It’s an early dinner in Ken’s Café with my no-longer kids
for a quid daughter Lola. Michael the Renaissance Man and Matt discuss why we
shouldn’t have video evidence in games, which seems to be mainly because it
would spoil the flow of the game and more importantly Matt wouldn’t be able to
shout at the refs anymore. Lola asks where Marlon Harewood is now and Matt is
able to inform us he’s at Hartlepool.
Then it’s on to the Newham Bookshop where Lola buys Ghostwritten by David Mitchell for her
mum’s birthday. Though I always thought he was an old Fulham player. Or was
that John Mitchell?
Inside the stadium we learn that Fraser has been advised by
his doctor to avoid over-excitement, but West Ham games will be fine. While
Nigel looks very pleased with the return of his West Ham hat that I rescued
from a District Line train after the Chelsea game.
FRIEND OR DEFOE?
Sunderland look better motivated under new gaffer Dick
Advocaat, and give West Ham a couple of early scares. Jermain Defoe, who’s frequently
reminded that he’s not a popular man by the Bobby Moore Stand, crosses and
Wickham produces a good volley that is blocked by Adrian. Kouyate is then caught
out of position as a flick sends Defoe clear, but Small Paul Ince volleys over
the bar.
West Ham dominate the rest of the half, even if it’s a
scrappy game. A fizzing centre from Downing is just missed by Jarvis in the
middle and then Sakho heads Cresswell’s cross wide. Jarvis produces a great
cross into the box only for Nolan to be held back by a defender. Song produces
a good long-range shot that Pantilimon does well to push wide.
The second half sees Nigel change his claret West Ham hat
for a claret and blue hooped version in a desperate bid to bring WHU some luck.
Carlton Cole comes on for Jarvis and does a decent job up front, holding up the
ball and being a nuisance for the Sunderland centre backs.
Cresswell produces another fine cross and Sakho heads wide
when he should score. A Collins punt into the box sees Nolan blatantly held by
Vergini, but the ref gives offside even though the ball flicked off O’Shea.
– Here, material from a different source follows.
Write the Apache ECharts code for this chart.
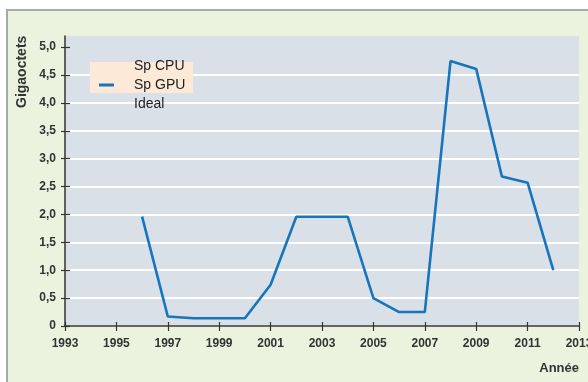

The stadium clock stops and then moves backwards towards a
singularity. Michael the Whovian believes it’s a time rift in E13.
Adam Johnson comes on for Sunderland and is promptly reminded
by some members of the crowd that West Ham have a very good kids-for-a-quid ticketing scheme for games such as this. He brings more threat to
Sunderland though and Van Aanholt’s long-range shot produces a good save from
Adrian.
At least Matt never gives up hope (much), apart from the odd
tirade at Downing and the ref. I reassure Lola that West Ham will still win,
without really believing it. But then Jenkinson finds Noble, whose first pass is
blocked, but as Nene climbs over Larrsson, the ball comes back to Nobes who
dinks a great ball through to Sakho. Diafra finishes confidently into the
corner, as Upton Park erupts with relief. “Diafra Sakho he scores when he
wants!” sing the fans. Nene has got away with a foul, but we deserve a break
after recent weeks.
The clock stopping has helped. We think there’s ten minutes
left but actually there’s only three minutes of added time, as Big Sam brings
on Joey O’Brien to waste some time. Poor game, great result. The side should
regain some confidence from this and start looking up rather than down again.
PLAYER RATINGS:
Adrian 6; Jenkinson 6, Collins 7, Kouyate 6, Creswell 6; Noble 6, Nolan 5 (Nene 5), Song 5, Downing
6, Jarvis 5 (Cole 6); Sakho 7 (O’Brien n/a).
3 comments:
Can he want to score a bit earlier? We were on the verge of leaving and nearly missed it!
Good training for a young girl as the game panned out like a 'chick flick', nothing happened for 80 minutes then a happy ending
Yes MJ, it's normally the other team that scores at the death. Luckily they stopped the crowd getting too edgy by putting all the clocks at 0.00. Like the idea of West Ham as a Chick Flick Frankie — Bridesmaids and 10 Things I Hate About You come to mind!